● **What you will do**
Exclude the pictures, then repeat the remaining data exactly.

=-=-=

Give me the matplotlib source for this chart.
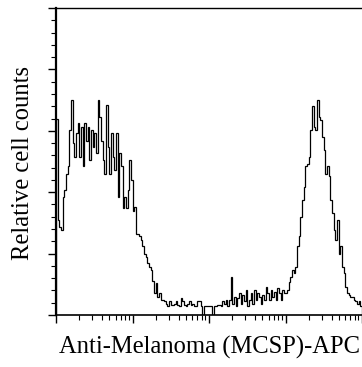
import numpy as np
import matplotlib
matplotlib.use("Agg")
import matplotlib.pyplot as plt
from matplotlib.ticker import LogLocator, MultipleLocator, NullFormatter

# histogram counts per channel, 4 log decades
counts = [160, 77, 72, 69, 96, 102, 115, 121, 151, 175, 140, 129, 148, 156, 129, 153,
          121, 156, 142, 153, 126, 151, 137, 148, 132, 175, 161, 142, 126, 115, 171, 137,
          115, 148, 129, 118, 148, 96, 132, 121, 87, 96, 87, 102, 126, 110, 85, 88,
          66, 66, 64, 61, 56, 50, 47, 42, 39, 37, 28, 18, 26, 15, 18, 12,
          12, 11, 9, 7, 11, 8, 8, 9, 11, 8, 7, 14, 11, 8, 7, 9,
          11, 8, 9, 7, 7, 11, 11, 7, 0, 7, 7, 7, 7, 7, 0, 7,
          7, 8, 8, 7, 11, 9, 12, 7, 12, 31, 9, 15, 7, 14, 18, 9,
          16, 11, 20, 7, 12, 18, 9, 20, 12, 18, 15, 9, 16, 12, 23, 18,
          12, 20, 15, 19, 12, 22, 18, 12, 20, 18, 18, 20, 27, 31, 37, 34,
          39, 56, 64, 80, 94, 104, 121, 123, 129, 151, 170, 153, 151, 175, 161, 159,
          145, 134, 115, 121, 113, 94, 83, 69, 61, 77, 50, 56, 39, 34, 23, 18,
          16, 15, 15, 12, 11, 9, 11, 7]
log_min = 0
log_max = 4
xlabel = "Anti-Melanoma (MCSP)-APC"
ylabel = "Relative cell counts"

edges = np.logspace(log_min, log_max, len(counts) + 1)

fig = plt.figure(figsize=(3.62, 3.67), dpi=100)
ax = fig.add_axes([56 / 362, 1 - 315 / 367, 306 / 362, 307 / 367])

ax.stairs(counts, edges, color="black", linewidth=0.9)

ax.set_xscale("log")
ax.set_xlim(10 ** log_min, 10 ** log_max)
ax.set_ylim(0, 250)
ax.xaxis.set_major_locator(LogLocator(base=10, numticks=10))
ax.xaxis.set_minor_locator(LogLocator(base=10, subs=np.arange(2, 10), numticks=20))
ax.xaxis.set_major_formatter(NullFormatter())
ax.xaxis.set_minor_formatter(NullFormatter())
ax.yaxis.set_major_locator(MultipleLocator(50))
ax.yaxis.set_minor_locator(MultipleLocator(10))
ax.yaxis.set_major_formatter(NullFormatter())

ax.tick_params(which="major", direction="out", length=6, width=1)
ax.tick_params(which="minor", direction="out", length=3.5, width=0.8)
ax.spines["right"].set_visible(False)
ax.spines["left"].set_linewidth(1.6)
ax.spines["bottom"].set_linewidth(1.2)
ax.spines["top"].set_linewidth(1.0)

fig.text(0.58, 1 - 347 / 367, xlabel, ha="center", va="center",
         family="Liberation Serif", fontsize=17.7)
fig.text(23 / 362, 1 - 163 / 367, ylabel, ha="center", va="center", rotation=90,
         family="Liberation Serif", fontsize=17.7)

fig.savefig("out.png", dpi=100)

=-=-=

● **Finished task**
Give me the matplotlib source for this chart.
import numpy as np
import matplotlib
matplotlib.use("Agg")
import matplotlib.pyplot as plt
from matplotlib.ticker import LogLocator, MultipleLocator, NullFormatter

# histogram counts per channel, 4 log decades
counts = [160, 77, 72, 69, 96, 102, 115, 121, 151, 175, 140, 129, 148, 156, 129, 153,
          121, 156, 142, 153, 126, 151, 137, 148, 132, 175, 161, 142, 126, 115, 171, 137,
          115, 148, 129, 118, 148, 96, 132, 121, 87, 96, 87, 102, 126, 110, 85, 88,
          66, 66, 64, 61, 56, 50, 47, 42, 39, 37, 28, 18, 26, 15, 18, 12,
          12, 11, 9, 7, 11, 8, 8, 9, 11, 8, 7, 14, 11, 8, 7, 9,
          11, 8, 9, 7, 7, 11, 11, 7, 0, 7, 7, 7, 7, 7, 0, 7,
          7, 8, 8, 7, 11, 9, 12, 7, 12, 31, 9, 15, 7, 14, 18, 9,
          16, 11, 20, 7, 12, 18, 9, 20, 12, 18, 15, 9, 16, 12, 23, 18,
          12, 20, 15, 19, 12, 22, 18, 12, 20, 18, 18, 20, 27, 31, 37, 34,
          39, 56, 64, 80, 94, 104, 121, 123, 129, 151, 170, 153, 151, 175, 161, 159,
          145, 134, 115, 121, 113, 94, 83, 69, 61, 77, 50, 56, 39, 34, 23, 18,
          16, 15, 15, 12, 11, 9, 11, 7]
log_min = 0
log_max = 4
xlabel = "Anti-Melanoma (MCSP)-APC"
ylabel = "Relative cell counts"

edges = np.logspace(log_min, log_max, len(counts) + 1)

fig = plt.figure(figsize=(3.62, 3.67), dpi=100)
ax = fig.add_axes([56 / 362, 1 - 315 / 367, 306 / 362, 307 / 367])

ax.stairs(counts, edges, color="black", linewidth=0.9)

ax.set_xscale("log")
ax.set_xlim(10 ** log_min, 10 ** log_max)
ax.set_ylim(0, 250)
ax.xaxis.set_major_locator(LogLocator(base=10, numticks=10))
ax.xaxis.set_minor_locator(LogLocator(base=10, subs=np.arange(2, 10), numticks=20))
ax.xaxis.set_major_formatter(NullFormatter())
ax.xaxis.set_minor_formatter(NullFormatter())
ax.yaxis.set_major_locator(MultipleLocator(50))
ax.yaxis.set_minor_locator(MultipleLocator(10))
ax.yaxis.set_major_formatter(NullFormatter())

ax.tick_params(which="major", direction="out", length=6, width=1)
ax.tick_params(which="minor", direction="out", length=3.5, width=0.8)
ax.spines["right"].set_visible(False)
ax.spines["left"].set_linewidth(1.6)
ax.spines["bottom"].set_linewidth(1.2)
ax.spines["top"].set_linewidth(1.0)

fig.text(0.58, 1 - 347 / 367, xlabel, ha="center", va="center",
         family="Liberation Serif", fontsize=17.7)
fig.text(23 / 362, 1 - 163 / 367, ylabel, ha="center", va="center", rotation=90,
         family="Liberation Serif", fontsize=17.7)

fig.savefig("out.png", dpi=100)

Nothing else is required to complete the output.